Dieser Gedanke der farblosen Pflanze wird in der letzten Strophe nochmals aufgegriffen, wo die verwelkte Blume in der Wohnung des Mannes erwähnt wird („In der Küche brennt noch Licht und eine Blume verwelkt“). Und sogar die Urlaubsfotos, die an der Wand kleben, sind alt, was ich in dieser Leseart als vergilbt und farblos verstehen würde. Ähnlich verhält es sich mit den Zeilen „Das Feld ist bestellt. Die Ernte wird hart, denn der Acker ist alt.“ Auch hier wird in erster Linie die harte Arbeit auf dem Feld thematisiert und nicht die Farben bei der Ernte des nicht näher beschriebenen Saatgutes, und der alte Acker kann als braun vorgestellt werden.
Neben diesen braunen Tönen, mit denen der Mann identifiziert wird, spielt auch Grau und Schwarz immer wieder eine Rolle, besonders beim Wetter. Als der Mann die Kneipe verlässt, haben sich Wolken vor den gelben Mond geschoben, was zu einer schwarzen Nacht führt. In der schönen Zeile „Es riecht nach Herbst, es ist Mitte August“ geht es, würde ich argumentieren, nicht um den farbenfrohen Herbst mit seinen Gold- und Rottönen, sondern vielmehr um das Braun der alten und abgestorbenen Blätter (womit auch wieder eine Verbindung zum Blatt auf dem Fluss hergestellt ist).
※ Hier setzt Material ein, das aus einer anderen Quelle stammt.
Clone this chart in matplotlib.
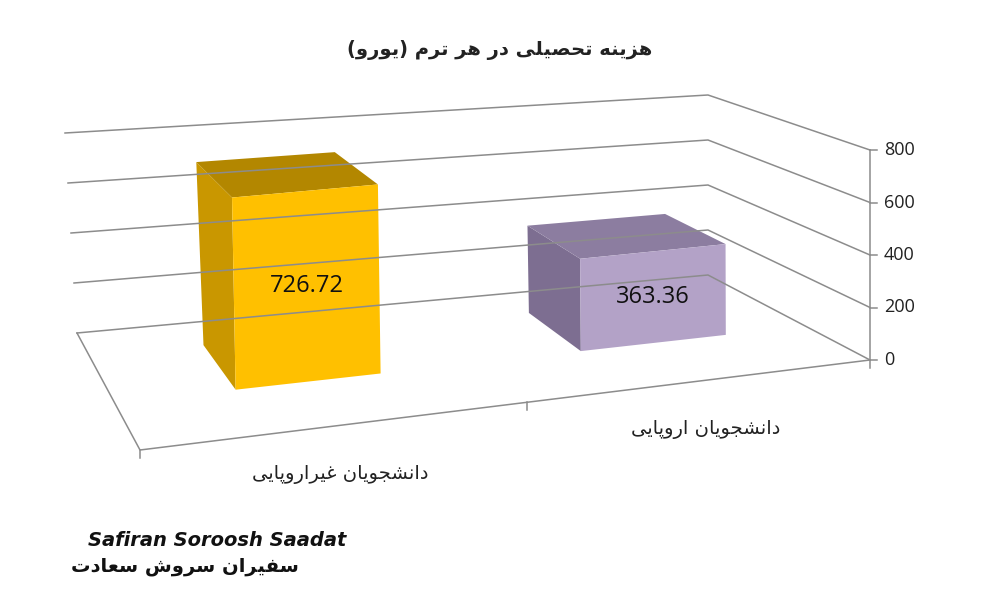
import matplotlib
matplotlib.use("Agg")
import matplotlib.pyplot as plt
from matplotlib.patches import Polygon

# data
categories = ["دانشجویان غیراروپایی", "دانشجویان اروپایی"]
values = [726.72, 363.36]
value_labels = ["726.72", "363.36"]
y_ticks = [0, 200, 400, 600, 800]
title = "هزینه تحصیلی در هر ترم (یورو)"
bar_colors = [("#FFC000", "#C99700", "#B38700"), ("#B3A2C7", "#7D6E91", "#8C7DA0")]

# minimal persian shaping (matplotlib has no bidi / joining)
FORMS = {
    "ا": (0xFE8D, 0xFE8E), "د": (0xFEA9, 0xFEAA), "ر": (0xFEAD, 0xFEAE),
    "ز": (0xFEAF, 0xFEB0), "و": (0xFEED, 0xFEEE),
    "ب": (0xFE8F, 0xFE90, 0xFE91, 0xFE92), "پ": (0xFB56, 0xFB57, 0xFB58, 0xFB59),
    "ت": (0xFE95, 0xFE96, 0xFE97, 0xFE98), "ج": (0xFE9D, 0xFE9E, 0xFE9F, 0xFEA0),
    "ح": (0xFEA1, 0xFEA2, 0xFEA3, 0xFEA4), "س": (0xFEB1, 0xFEB2, 0xFEB3, 0xFEB4),
    "ش": (0xFEB5, 0xFEB6, 0xFEB7, 0xFEB8), "ص": (0xFEB9, 0xFEBA, 0xFEBB, 0xFEBC),
    "ع": (0xFEC9, 0xFECA, 0xFECB, 0xFECC), "غ": (0xFECD, 0xFECE, 0xFECF, 0xFED0),
    "ف": (0xFED1, 0xFED2, 0xFED3, 0xFED4), "ل": (0xFEDD, 0xFEDE, 0xFEDF, 0xFEE0),
    "م": (0xFEE1, 0xFEE2, 0xFEE3, 0xFEE4), "ن": (0xFEE5, 0xFEE6, 0xFEE7, 0xFEE8),
    "ه": (0xFEE9, 0xFEEA, 0xFEEB, 0xFEEC), "ی": (0xFBFC, 0xFBFD, 0xFBFE, 0xFBFF),
}


def fa(text):
    out = []
    n = len(text)
    for i, c in enumerate(text):
        if c not in FORMS:
            out.append(c)
            continue
        f = FORMS[c]
        jp = i > 0 and text[i - 1] in FORMS and len(FORMS[text[i - 1]]) == 4
        jn = len(f) == 4 and i + 1 < n and text[i + 1] in FORMS
        if jp and jn:
            k = 3
        elif jn:
            k = 2
        elif jp:
            k = 1
        else:
            k = 0
        out.append(chr(f[k]))
    s = "".join(out)[::-1]
    return s.translate(str.maketrans("()", ")("))


# fake perspective: floor corners (pixels) and px per unit at each corner
FL, FR, BL, BR = (140, 450), (870, 360), (77, 333), (708, 275)
SFL, SFR, SBL, SBR = 0.28, 0.2625, 0.25, 0.225


def proj(u, v, h):
    w = [(1 - u) * (1 - v), u * (1 - v), (1 - u) * v, u * v]
    pts = [FL, FR, BL, BR]
    x = sum(wi * p[0] for wi, p in zip(w, pts))
    y = sum(wi * p[1] for wi, p in zip(w, pts))
    s = w[0] * SFL + w[1] * SFR + w[2] * SBL + w[3] * SBR
    x -= h * 0.015 * (1 - u) * v
    return x, y - h * s


fig = plt.figure(figsize=(10, 6), dpi=100)
ax = fig.add_axes([0, 0, 1, 1])
ax.set_xlim(0, 1000)
ax.set_ylim(600, 0)
ax.axis("off")

grid = dict(color="#8c8c8c", lw=1.1)
for t in y_ticks:
    a, b, c = proj(0, 1, t), proj(1, 1, t), proj(1, 0, t)
    ax.plot([a[0], b[0], c[0]], [a[1], b[1], c[1]], **grid)
# floor front edge and left edge
a, b, c = proj(0, 1, 0), proj(0, 0, 0), proj(1, 0, 0)
ax.plot([a[0], b[0], c[0]], [a[1], b[1], c[1]], **grid)
# value axis
p0, p1 = proj(1, 0, 0), proj(1, 0, y_ticks[-1])
ax.plot([p0[0], p1[0]], [p0[1], p1[1]], **grid)
for t in y_ticks:
    x, y = proj(1, 0, t)
    ax.plot([x, x + 7], [y, y], **grid)
    ax.text(x + 14, y, str(t), fontsize=13, family="Open Sans", va="center", ha="left", color="#222222")
# category ticks
for u in [0, 0.53, 1]:
    x, y = proj(u, 0, 0)
    ax.plot([x, x], [y, y + 8], **grid)

v0, v1 = 0.4, 0.8
half = 0.105
for i, (val, cols) in enumerate(zip(values, bar_colors)):
    c = 0.28 + 0.5 * i
    ul, ur = c - half, c + half
    front = [proj(ul, v0, 0), proj(ur, v0, 0), proj(ur, v0, val), proj(ul, v0, val)]
    side = [proj(ul, v0, 0), proj(ul, v1, 0), proj(ul, v1, val), proj(ul, v0, val)]
    top = [proj(ul, v0, val), proj(ur, v0, val), proj(ur, v1, val), proj(ul, v1, val)]
    ax.add_patch(Polygon(side, closed=True, fc=cols[1], ec="none"))
    ax.add_patch(Polygon(top, closed=True, fc=cols[2], ec="none"))
    ax.add_patch(Polygon(front, closed=True, fc=cols[0], ec="none"))
    cx, cy = proj(c, v0, val / 2)
    ax.text(cx, cy, value_labels[i], fontsize=17, family="Open Sans", ha="center", va="center", color="#111111")
    lx, ly = proj(c, 0, 0)
    ax.text(lx - 4, ly + 50, fa(categories[i]), fontsize=14, family="DejaVu Sans", ha="center", va="center", color="#222222")

ax.text(500, 50, fa(title), fontsize=14, fontweight="bold", family="DejaVu Sans", ha="center", va="center", color="#222222")

# logo text
ax.text(88, 541, "Safiran Soroosh Saadat", fontsize=14, fontweight="bold", style="italic",
        family="DejaVu Sans", ha="left", va="center", color="#111111")
ax.text(185, 566, fa("سفیران سروش سعادت"), fontsize=14, fontweight="bold",
        family="DejaVu Sans", ha="center", va="center", color="#111111")

fig.savefig("out.png", dpi=100)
Schließlich gibt es in der letzten Strophe noch einen weiteren, jetzt wieder impliziten, Verweis auf das Weiß, die Farbe, die der Zettel auf dem Küchentisch vermutlich hat. In der leeren Wohnung, könnte man sogar interpretieren, wird das Weiß als neutrale Farbe, vielleicht auch bei weißen Wänden, nochmals anders aufgegriffen. So oder so endet die Strophe mit den mehrdeutigen Zeilen „Ich habe alles versucht, aber es geht nicht mehr“, wobei es wohl um die Trennung eines Partners oder einer Partnerin geht, die den Mann verlassen hat, der nun alleine in der Küche sitzt und seine weißen Knöchel massiert. Damit wird der Gegensatz zwischen der Abwesenheit des Rotes, hier als Farbe von Leidenschaft und Liebe, im weißen Leben des Mannes impliziert. Doch ganz so kampflos gibt er sich dann doch nicht geschlagen: In der letzten Strophe wird zum ersten Mal nicht nur festgestellt, dass der Mann weiße Knöchel hat, sondern er tut etwas dagegen, ja er wird aktiv. Die Massage der Knöchel soll dazu führen, dass wieder etwas Blut in seine Knöchel – oder: etwas Rotes in sein Leben – gelangt.